The Earned-Income Tax Credit is one of the largest social welfare programs run by the federal government. It’s available only to people who work—primarily those with children—and takes the form of a tax refund that generally amounts to a few thousand dollars each year.
Conventional wisdom has long held that the EITC motivates people to work, but a new study suggests this isn’t so. Dylan Matthews says today that this undermines conservative support for the program:
Conservatives and business interests have long grudgingly tolerated or outright supported modest expansions of the EITC because of its tie to work: It isn’t welfare, but an earned benefit that helps the economy by increasing labor force participation. If it doesn’t help labor force participation, that rationale goes away.
Let’s unpack this a bit. What it means is that the business community likes the EITC because they think it increases the size of the labor force. This in turn pushes wages down. In other words, part of the EITC is captured by corporations: they get to cut wages, which are are then made up by the EITC.
As you can imagine, this is a black mark against the EITC among liberals. Why should corporations end up getting a piece of a program meant to help the poor? If, instead, it turns out that the EITC has little impact on labor force participation, that’s a good thing. It means that the poor are getting 100 percent of the benefit.
Back in the days of old, this would probably be a net political negative: maintaining bipartisan support is a good thing even if it costs a bit in terms of help for the working poor. But these are not the olden days, and there hasn’t been bipartisan support for the EITC in ages. So I’d call this unalloyed good news if it’s true. It means the EITC’s benefits are going exactly where we want them, and we could even sever the connection to work if we wanted to. Republicans wouldn’t support this, but so what? They wouldn’t support it anyway.
In other semi-related news, the New York Fed recently completed a detailed study of minimum wage hikes in New York state. There have been loads of similar studies before, but most of them have focused on fairly small changes in the minimum wage, which still leaves us in the dark about the effect of larger changes. This study, however, tracks a minimum wage increase of nearly 50 percent over the course of six years by comparing border counties in New York (which saw an increase) with those in Pennsylvania (which didn’t). Here’s the result:
As the authors says, New York’s minimum wage increase “appears to have had a positive effect on average wages but no discernible effect on employment.”

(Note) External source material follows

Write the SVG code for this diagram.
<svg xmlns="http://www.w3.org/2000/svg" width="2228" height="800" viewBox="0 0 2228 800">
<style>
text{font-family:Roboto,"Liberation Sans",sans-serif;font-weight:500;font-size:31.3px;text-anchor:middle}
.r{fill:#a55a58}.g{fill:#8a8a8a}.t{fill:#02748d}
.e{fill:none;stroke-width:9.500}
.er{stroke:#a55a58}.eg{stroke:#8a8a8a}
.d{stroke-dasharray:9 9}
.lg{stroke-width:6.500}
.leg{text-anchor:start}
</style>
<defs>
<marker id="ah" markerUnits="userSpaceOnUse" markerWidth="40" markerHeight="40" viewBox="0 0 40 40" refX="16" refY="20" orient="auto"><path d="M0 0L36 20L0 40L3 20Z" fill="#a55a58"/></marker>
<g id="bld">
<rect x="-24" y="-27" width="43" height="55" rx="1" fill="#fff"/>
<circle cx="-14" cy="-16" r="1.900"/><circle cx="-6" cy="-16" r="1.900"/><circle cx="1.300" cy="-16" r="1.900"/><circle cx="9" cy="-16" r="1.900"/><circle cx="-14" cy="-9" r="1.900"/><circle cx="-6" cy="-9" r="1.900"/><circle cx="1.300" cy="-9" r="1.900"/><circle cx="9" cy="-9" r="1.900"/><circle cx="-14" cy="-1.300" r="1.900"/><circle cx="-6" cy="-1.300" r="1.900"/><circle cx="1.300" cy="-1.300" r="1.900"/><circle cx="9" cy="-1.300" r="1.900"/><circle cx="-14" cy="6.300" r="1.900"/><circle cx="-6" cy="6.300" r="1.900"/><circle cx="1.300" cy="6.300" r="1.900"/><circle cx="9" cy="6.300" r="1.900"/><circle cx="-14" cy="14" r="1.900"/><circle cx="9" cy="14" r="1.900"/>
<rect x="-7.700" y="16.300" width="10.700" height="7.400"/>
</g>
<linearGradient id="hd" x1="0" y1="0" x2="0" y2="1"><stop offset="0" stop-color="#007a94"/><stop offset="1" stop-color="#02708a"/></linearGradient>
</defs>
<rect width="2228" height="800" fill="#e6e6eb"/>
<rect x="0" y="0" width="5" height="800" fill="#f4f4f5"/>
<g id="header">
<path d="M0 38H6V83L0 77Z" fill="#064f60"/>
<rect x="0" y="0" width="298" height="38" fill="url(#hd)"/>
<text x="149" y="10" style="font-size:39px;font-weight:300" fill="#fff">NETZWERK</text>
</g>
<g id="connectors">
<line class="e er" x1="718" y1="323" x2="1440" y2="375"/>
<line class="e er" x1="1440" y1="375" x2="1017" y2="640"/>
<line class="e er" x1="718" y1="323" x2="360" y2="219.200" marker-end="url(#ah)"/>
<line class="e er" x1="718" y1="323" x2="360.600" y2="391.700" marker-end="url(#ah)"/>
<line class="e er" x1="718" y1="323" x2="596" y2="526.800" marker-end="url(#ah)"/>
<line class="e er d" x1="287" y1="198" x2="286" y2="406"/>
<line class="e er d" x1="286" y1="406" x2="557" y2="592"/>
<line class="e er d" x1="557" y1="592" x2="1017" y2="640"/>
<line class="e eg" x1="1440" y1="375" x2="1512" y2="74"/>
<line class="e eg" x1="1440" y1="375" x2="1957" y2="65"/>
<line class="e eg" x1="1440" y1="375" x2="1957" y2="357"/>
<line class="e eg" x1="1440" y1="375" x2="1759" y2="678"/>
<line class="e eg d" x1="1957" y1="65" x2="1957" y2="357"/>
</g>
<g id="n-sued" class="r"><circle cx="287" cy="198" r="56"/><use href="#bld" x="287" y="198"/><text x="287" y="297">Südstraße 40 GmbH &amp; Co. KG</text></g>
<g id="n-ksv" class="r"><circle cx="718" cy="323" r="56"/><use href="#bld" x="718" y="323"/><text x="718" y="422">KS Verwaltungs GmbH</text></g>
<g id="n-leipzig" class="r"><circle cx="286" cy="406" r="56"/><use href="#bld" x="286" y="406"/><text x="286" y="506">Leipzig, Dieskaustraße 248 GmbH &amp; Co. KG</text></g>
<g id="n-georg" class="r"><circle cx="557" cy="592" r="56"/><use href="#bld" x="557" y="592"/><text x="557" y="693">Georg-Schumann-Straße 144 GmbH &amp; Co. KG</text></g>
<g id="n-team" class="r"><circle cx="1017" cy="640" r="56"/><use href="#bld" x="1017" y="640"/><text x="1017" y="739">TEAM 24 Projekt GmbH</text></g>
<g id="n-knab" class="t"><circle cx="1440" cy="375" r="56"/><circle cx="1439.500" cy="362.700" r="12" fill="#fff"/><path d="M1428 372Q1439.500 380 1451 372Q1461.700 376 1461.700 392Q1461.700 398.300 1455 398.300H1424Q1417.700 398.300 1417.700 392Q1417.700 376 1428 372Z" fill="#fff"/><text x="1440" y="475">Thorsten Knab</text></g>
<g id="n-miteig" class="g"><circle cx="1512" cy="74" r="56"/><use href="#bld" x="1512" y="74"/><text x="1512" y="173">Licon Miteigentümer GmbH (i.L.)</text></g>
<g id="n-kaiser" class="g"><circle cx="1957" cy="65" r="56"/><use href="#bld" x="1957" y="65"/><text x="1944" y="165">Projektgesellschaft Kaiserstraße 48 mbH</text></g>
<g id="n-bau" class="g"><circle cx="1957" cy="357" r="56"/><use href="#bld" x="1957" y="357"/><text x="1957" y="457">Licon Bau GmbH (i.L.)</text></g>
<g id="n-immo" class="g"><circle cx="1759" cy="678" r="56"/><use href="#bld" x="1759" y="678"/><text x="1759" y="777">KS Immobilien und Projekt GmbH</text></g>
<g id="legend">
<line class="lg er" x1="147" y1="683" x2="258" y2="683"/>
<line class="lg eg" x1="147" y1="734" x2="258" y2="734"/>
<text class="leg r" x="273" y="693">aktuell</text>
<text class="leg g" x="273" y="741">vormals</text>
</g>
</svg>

This is tentatively good news for the $15 minimum wage campaign, since it suggests that even sizeable increases in the minimum wage don’t reduce employment. Keep in mind, however, that it’s still tentative for at least two reasons. First, it’s just one study. Second, it took place entirely during an economic expansion. The effect of a big minimum wage increase might be quite different during a recession.
Bottom line: it appears that both the EITC and the $15 minimum wage are pretty good programs for helping the working poor. What’s more, both have different pluses and minuses and they complement each other pretty well. Given what we know, progressives ought to support them both.